Moore House, was the ancestral home and birthplace of the Irish artist and writer George Moore (b.1852 - d1933).  These days Moore is most remembered for his 1894 novel, ‘Esther Waters’, a critical  social commentary of the horrendous plight of abandoned single mothers in his day.   Moore had originally intended for himself a career as an artist  and went to Paris to further that ambition.  There he met Pissarro, Degas, Renoir, Monet, Daudet, Mallarmé, Turgenev and, above all, Zola, under whose influence Moore dropped painting for writing.

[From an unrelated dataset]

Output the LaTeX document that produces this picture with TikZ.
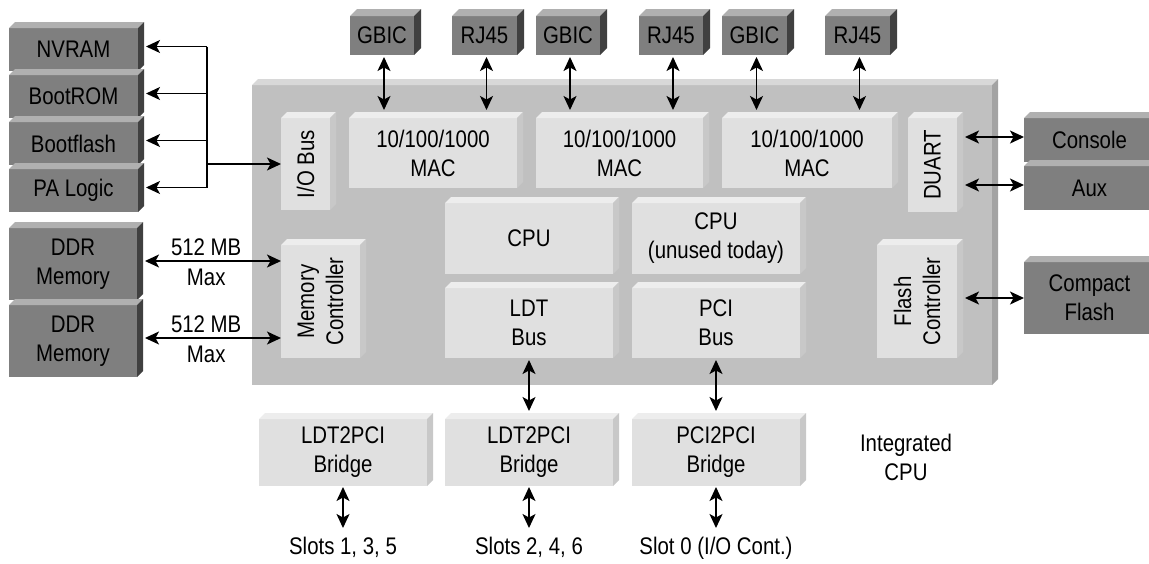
\documentclass[tikz,border=0pt]{standalone}
\usepackage{fontspec}
\setmainfont{Liberation Sans}[FakeStretch=0.85]
\usetikzlibrary{arrows.meta,calc}

\definecolor{dkfront}{HTML}{7F7F7F}
\definecolor{dktop}{HTML}{B0B0B0}
\definecolor{dkside}{HTML}{404040}
\definecolor{chipfront}{HTML}{C0C0C0}
\definecolor{chiptop}{HTML}{D8D8D8}
\definecolor{chipside}{HTML}{A3A3A3}
\definecolor{ltfront}{HTML}{E0E0E0}
\definecolor{lttop}{HTML}{EDEDED}
\definecolor{ltside}{HTML}{C8C8C8}

% #1 name, #2 colour prefix, #3 x1, #4 y1, #5 x2, #6 y2, #7 depth, #8 text
\newcommand\tdbox[8]{%
  \node[face, fill=#2front, anchor=north west, minimum width={#5-#3}, minimum height={#6-#4}] (#1) at (#3,#4) {#8};
  \fill[#2top] (#1.north west) -- ++(#7pt,#7pt) -- ([shift={(#7pt,#7pt)}]#1.north east) -- (#1.north east) -- cycle;
  \fill[#2side] (#1.north east) -- ++(#7pt,#7pt) -- ([shift={(#7pt,#7pt)}]#1.south east) -- (#1.south east) -- cycle;
}

\begin{document}
\begin{tikzpicture}[x=1pt,y=-1pt, font=\fontsize{24}{29}\selectfont,
  face/.style={inner sep=0pt, outer sep=0pt, align=center, text=black},
  txt/.style={inner sep=0pt, outer sep=0pt, align=center, text=black},
  conn/.style={line width=1.4pt, black},
  biarrow/.style={conn, {Stealth[length=14pt,width=13pt,inset=3.5pt]}-{Stealth[length=14pt,width=13pt,inset=3.5pt]}},
  onearrow/.style={conn, -{Stealth[length=14pt,width=13pt,inset=3.5pt]}}]

\fill[white] (0,0) rectangle (1149,563);
\useasboundingbox (0,0) rectangle (1149,563);
\clip (0,0) rectangle (1149,563);

% left stacks
\tdbox{nv}{dk}{9}{28}{138}{71}{6}{NVRAM}
\tdbox{brom}{dk}{9}{75}{138}{118}{6}{BootROM}
\tdbox{bf}{dk}{9}{122}{138}{165}{6}{Bootflash}
\tdbox{pa}{dk}{9}{169}{138}{212}{6}{PA Logic}
\tdbox{ddra}{dk}{9}{228}{137}{300}{6}{DDR\\Memory}
\tdbox{ddrb}{dk}{9}{305}{137}{377}{6}{DDR\\Memory}

% top connectors
\tdbox{ga}{dk}{350}{16}{414}{55}{7}{GBIC}
\tdbox{ra}{dk}{452}{16}{517}{55}{7}{RJ45}
\tdbox{gb}{dk}{536}{16}{600}{55}{7}{GBIC}
\tdbox{rb}{dk}{639}{16}{703}{55}{7}{RJ45}
\tdbox{gc}{dk}{722}{16}{787}{55}{7}{GBIC}
\tdbox{rc}{dk}{825}{16}{890}{55}{7}{RJ45}

% chip
\tdbox{chip}{chip}{252}{85}{992}{385}{6}{}
\tdbox{iob}{lt}{281}{118}{330}{210}{6}{}
\tdbox{maca}{lt}{349}{118}{517}{188}{6}{10/100/1000\\MAC}
\tdbox{macb}{lt}{536}{118}{703}{188}{6}{10/100/1000\\MAC}
\tdbox{macc}{lt}{722}{118}{892}{188}{6}{10/100/1000\\MAC}
\tdbox{duart}{lt}{908}{118}{957}{212}{6}{}
\tdbox{cpua}{lt}{445}{203}{613}{274}{6}{CPU}
\tdbox{cpub}{lt}{632}{203}{800}{274}{6}{CPU\\(unused today)}
\tdbox{ldt}{lt}{445}{288}{613}{358}{6}{LDT\\Bus}
\tdbox{pci}{lt}{632}{288}{800}{358}{6}{PCI\\Bus}
\tdbox{mc}{lt}{281}{245}{360}{358}{6}{}
\tdbox{fc}{lt}{877}{245}{957}{358}{6}{}

\node[txt, rotate=90] at (iob.center) {I/O Bus};
\node[txt, rotate=90] at (duart.center) {DUART};
\node[txt, rotate=90] at (mc.center) {Memory\\Controller};
\node[txt, rotate=90] at (fc.center) {Flash\\Controller};

% right side
\tdbox{con}{dk}{1024}{118}{1155}{162}{6}{Console}
\tdbox{aux}{dk}{1024}{166}{1155}{210}{6}{Aux}
\tdbox{cf}{dk}{1024}{262}{1155}{334}{6}{Compact\\Flash}

% bridges
\tdbox{bra}{lt}{259}{419}{427}{486}{6}{LDT2PCI\\Bridge}
\tdbox{brb}{lt}{445}{419}{613}{486}{6}{LDT2PCI\\Bridge}
\tdbox{brc}{lt}{632}{419}{800}{486}{6}{PCI2PCI\\Bridge}

% bottom texts
\node[txt, text height=17pt, text depth=5pt] (sa) at (343,548) {Slots 1, 3, 5};
\node[txt, text height=17pt, text depth=5pt] (sb) at (529,548) {Slots 2, 4, 6};
\node[txt, text height=17pt, text depth=5pt] (sc) at (716,548) {Slot 0 (I/O Cont.)};
\node[txt] (ic) at (906,457) {Integrated\\CPU};

% left bus
\coordinate (busx) at (207,0);
\draw[conn] ($(nv.east -| busx)+(0,3pt)$) -- ($(pa.east -| busx)+(0,3pt)$);
\foreach \b in {nv,brom,bf,pa}
  \draw[onearrow] ($(\b.east -| busx)+(0,3pt)$) -- ($(\b.east)+(8pt,3pt)$);
\draw[onearrow] (busx |- iob.west) -- (iob.west);

% memory
\draw[biarrow] ($(ddra.east)+(8pt,3pt)$) -- ($(ddra.east -| mc.west)+(0,3pt)$)
  node[txt, pos=0.45, yshift=14pt] {512 MB} node[txt, pos=0.45, yshift=-16pt] {Max};
\draw[biarrow] ($(ddrb.east)+(8pt,3pt)$) -- ($(ddrb.east -| mc.west)+(0,3pt)$)
  node[txt, pos=0.45, yshift=14pt] {512 MB} node[txt, pos=0.45, yshift=-16pt] {Max};

% top connectors
\draw[biarrow] ($(ga.south)+(2pt,-2pt)$) -- ($(ga.south |- maca.north)+(2pt,8pt)$);
\draw[biarrow] ($(ra.south)+(2pt,-2pt)$) -- ($(ra.south |- maca.north)+(2pt,8pt)$);
\draw[biarrow] ($(gb.south)+(2pt,-2pt)$) -- ($(gb.south |- macb.north)+(2pt,8pt)$);
\draw[biarrow] ($(rb.south)+(2pt,-2pt)$) -- ($(rb.south |- macb.north)+(2pt,8pt)$);
\draw[biarrow] ($(gc.south)+(2pt,-2pt)$) -- ($(gc.south |- macc.north)+(2pt,8pt)$);
\draw[biarrow] ($(rc.south)+(2pt,-2pt)$) -- ($(rc.south |- macc.north)+(2pt,8pt)$);

% right
\draw[biarrow] ($(duart.east |- con.west)+(8pt,3pt)$) -- ($(con.west)+(0,3pt)$);
\draw[biarrow] ($(duart.east |- aux.west)+(8pt,3pt)$) -- ($(aux.west)+(0,3pt)$);
\draw[biarrow] ($(fc.east |- cf.west)+(8pt,0pt)$) -- (cf.west);

% buses to bridges
\draw[biarrow] ($(ldt.south)+(0,-2pt)$) -- ($(ldt.south |- brb.north)+(0,8pt)$);
\draw[biarrow] ($(pci.south)+(0,-2pt)$) -- ($(pci.south |- brc.north)+(0,8pt)$);

% bridges to slots
\draw[biarrow] ($(bra.south)+(0,-1pt)$) -- ($(sa.north)+(0,9pt)$);
\draw[biarrow] ($(brb.south)+(0,-1pt)$) -- ($(sb.north)+(0,9pt)$);
\draw[biarrow] ($(brc.south)+(0,-1pt)$) -- ($(sc.north)+(0,9pt)$);

\end{tikzpicture}
\end{document}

The ruined, burned out shell of Moore House is presently hidden within a forestry company’s plantation.  Even in its poignantly sad decrepitude there is enough left of the building, today the protected home of a colony of Horseshoe Bats, to easily imagine how grand it might have been in its heyday but Moore House is but one of Ireland’s abundance of these sad ruins.  The building was destroyed by fire in 1922, towards the end of the civil war, by the IRA who believed Moore’s brother to be a pro-treatyist.  Ironically, it was the IRA who, in 1964, had a memorial plaque raised beside the road opposite the ruins of Moore Hall lauding the family for their famine relief work and for their ‘refusal to barter their principles for English gold’!
Irish wit on a notice on the wall of the ruin.